In the press release by the CPF Board under the Prime Minister’s Office (PMO), CPF interest rates will continue to be depressed at 2.5% – the lowest return compared to any superannuation fund in the world. In the CPF press release, the S$2.2 million-a-year dictator Prime Minister wrote that 2.5% is still higher than his “formula”, which came out to be 0.32%:
“The Ordinary Account interest rate will be maintained at 2.5 per cent per annum from Oct 1 to Dec 31 this year as the computed rate of 0.32 per cent is lower than the legislated minimum interest rate.”
HDB mortgage rate will also continue to charge 2.6%, at 0.1% above the CPF interest rate. However, Singaporeans who had used their hard-earned CPF funds for mortgage payment will have to return capital plus compounded interest rates to CPF when they sell their house.
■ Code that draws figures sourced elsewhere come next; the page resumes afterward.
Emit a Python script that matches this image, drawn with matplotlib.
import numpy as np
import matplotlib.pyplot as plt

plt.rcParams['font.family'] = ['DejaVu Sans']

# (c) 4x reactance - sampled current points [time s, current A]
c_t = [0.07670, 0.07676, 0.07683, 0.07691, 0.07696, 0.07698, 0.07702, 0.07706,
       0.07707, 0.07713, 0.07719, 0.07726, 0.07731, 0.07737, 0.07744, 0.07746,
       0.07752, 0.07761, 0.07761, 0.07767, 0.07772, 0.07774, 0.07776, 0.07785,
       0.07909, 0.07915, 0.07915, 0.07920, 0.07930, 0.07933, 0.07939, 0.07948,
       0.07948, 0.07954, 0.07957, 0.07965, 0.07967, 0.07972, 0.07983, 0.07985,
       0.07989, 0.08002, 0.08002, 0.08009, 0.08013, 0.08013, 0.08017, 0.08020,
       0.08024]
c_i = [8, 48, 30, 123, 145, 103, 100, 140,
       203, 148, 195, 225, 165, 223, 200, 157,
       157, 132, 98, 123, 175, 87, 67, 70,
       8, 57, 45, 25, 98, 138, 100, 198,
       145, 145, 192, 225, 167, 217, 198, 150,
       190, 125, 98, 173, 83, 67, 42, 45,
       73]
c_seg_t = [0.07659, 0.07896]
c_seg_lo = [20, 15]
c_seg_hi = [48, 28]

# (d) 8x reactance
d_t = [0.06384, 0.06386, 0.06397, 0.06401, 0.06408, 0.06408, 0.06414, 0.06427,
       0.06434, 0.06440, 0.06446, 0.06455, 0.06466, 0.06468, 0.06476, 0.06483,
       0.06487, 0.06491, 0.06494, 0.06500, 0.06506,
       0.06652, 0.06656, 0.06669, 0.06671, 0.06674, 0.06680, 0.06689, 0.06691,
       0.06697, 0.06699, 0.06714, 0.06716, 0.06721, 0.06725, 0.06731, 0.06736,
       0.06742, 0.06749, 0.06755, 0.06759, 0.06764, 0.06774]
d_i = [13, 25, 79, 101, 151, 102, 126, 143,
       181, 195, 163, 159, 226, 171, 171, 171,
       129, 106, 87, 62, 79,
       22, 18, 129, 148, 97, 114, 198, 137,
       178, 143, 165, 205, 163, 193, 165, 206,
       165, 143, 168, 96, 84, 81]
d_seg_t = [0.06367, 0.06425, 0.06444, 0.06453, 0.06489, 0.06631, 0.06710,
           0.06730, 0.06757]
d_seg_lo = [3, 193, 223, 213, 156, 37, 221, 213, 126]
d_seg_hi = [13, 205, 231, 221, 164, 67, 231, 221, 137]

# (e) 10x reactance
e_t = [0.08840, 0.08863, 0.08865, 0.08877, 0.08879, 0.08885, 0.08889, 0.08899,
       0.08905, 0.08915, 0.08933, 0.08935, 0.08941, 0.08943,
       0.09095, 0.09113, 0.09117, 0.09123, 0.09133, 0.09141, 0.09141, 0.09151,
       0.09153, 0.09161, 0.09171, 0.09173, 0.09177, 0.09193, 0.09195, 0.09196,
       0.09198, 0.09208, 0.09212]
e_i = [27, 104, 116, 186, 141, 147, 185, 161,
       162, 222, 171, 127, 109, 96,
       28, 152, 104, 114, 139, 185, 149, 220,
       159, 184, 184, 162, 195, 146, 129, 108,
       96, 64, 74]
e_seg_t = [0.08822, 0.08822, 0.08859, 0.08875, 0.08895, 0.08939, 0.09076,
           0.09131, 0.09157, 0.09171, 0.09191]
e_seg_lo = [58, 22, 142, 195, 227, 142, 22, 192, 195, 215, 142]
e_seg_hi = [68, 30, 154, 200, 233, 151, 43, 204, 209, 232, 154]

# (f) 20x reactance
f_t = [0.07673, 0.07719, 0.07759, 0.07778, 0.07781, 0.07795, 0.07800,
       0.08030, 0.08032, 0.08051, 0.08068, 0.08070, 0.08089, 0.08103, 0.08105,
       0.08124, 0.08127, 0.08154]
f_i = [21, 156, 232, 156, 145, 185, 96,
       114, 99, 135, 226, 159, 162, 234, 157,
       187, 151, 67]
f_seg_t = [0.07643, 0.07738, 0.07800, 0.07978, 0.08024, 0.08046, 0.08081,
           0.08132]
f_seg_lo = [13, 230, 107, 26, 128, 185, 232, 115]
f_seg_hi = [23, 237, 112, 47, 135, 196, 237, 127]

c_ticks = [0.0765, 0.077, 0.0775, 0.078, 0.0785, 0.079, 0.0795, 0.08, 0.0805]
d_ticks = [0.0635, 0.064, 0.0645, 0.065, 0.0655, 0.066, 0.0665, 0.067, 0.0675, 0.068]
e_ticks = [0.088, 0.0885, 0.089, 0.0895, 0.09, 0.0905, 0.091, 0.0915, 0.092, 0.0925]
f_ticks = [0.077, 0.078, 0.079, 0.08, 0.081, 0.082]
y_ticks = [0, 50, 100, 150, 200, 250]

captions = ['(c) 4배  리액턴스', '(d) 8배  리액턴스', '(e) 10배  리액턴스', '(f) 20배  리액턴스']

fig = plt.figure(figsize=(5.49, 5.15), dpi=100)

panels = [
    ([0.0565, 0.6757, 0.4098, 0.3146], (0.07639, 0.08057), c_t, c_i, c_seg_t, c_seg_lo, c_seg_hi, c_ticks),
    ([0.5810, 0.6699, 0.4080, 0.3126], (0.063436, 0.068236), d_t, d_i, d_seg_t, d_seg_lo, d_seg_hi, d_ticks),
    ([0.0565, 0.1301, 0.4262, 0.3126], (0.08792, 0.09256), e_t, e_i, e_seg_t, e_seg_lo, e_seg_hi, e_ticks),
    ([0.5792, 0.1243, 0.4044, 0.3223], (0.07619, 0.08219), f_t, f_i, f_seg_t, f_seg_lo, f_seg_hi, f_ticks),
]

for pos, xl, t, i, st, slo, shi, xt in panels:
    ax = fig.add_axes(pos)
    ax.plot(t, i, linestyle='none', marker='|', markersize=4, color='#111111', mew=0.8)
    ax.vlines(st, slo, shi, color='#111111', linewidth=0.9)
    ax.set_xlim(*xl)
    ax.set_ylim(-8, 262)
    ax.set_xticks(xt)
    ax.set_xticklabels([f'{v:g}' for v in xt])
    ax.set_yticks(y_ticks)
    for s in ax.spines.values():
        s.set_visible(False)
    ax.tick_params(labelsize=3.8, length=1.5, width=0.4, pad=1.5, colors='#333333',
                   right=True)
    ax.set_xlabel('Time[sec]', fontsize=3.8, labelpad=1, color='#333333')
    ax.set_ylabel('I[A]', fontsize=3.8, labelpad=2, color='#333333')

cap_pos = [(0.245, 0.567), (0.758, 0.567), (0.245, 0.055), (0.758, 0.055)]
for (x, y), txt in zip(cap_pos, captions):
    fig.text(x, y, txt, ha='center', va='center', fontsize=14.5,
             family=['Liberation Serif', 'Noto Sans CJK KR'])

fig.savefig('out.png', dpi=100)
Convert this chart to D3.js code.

The move is aimed to keep more cash swimming in CPF, and prevent cash withdrawal from housing sales.
CPF funds, amounting to S$368 billion (as of 2017 figures), are considered “government funds” and mixed with tax revenues for management by the sovereign wealth fund company GIC. Lee Hsien Loong conveniently sits himself as the Chairman of GIC, giving himself the power to deploy the funds for overseas investments. Drawing an undisclosed salaries from his chairmanship, Lee Hsien Loong abused his premiership powers to give GIC cheap CPF funds at low borrowing costs under the guise of a “Special Singapore Government Securities” bond – which is pegged at the prevailing CPF interest rate.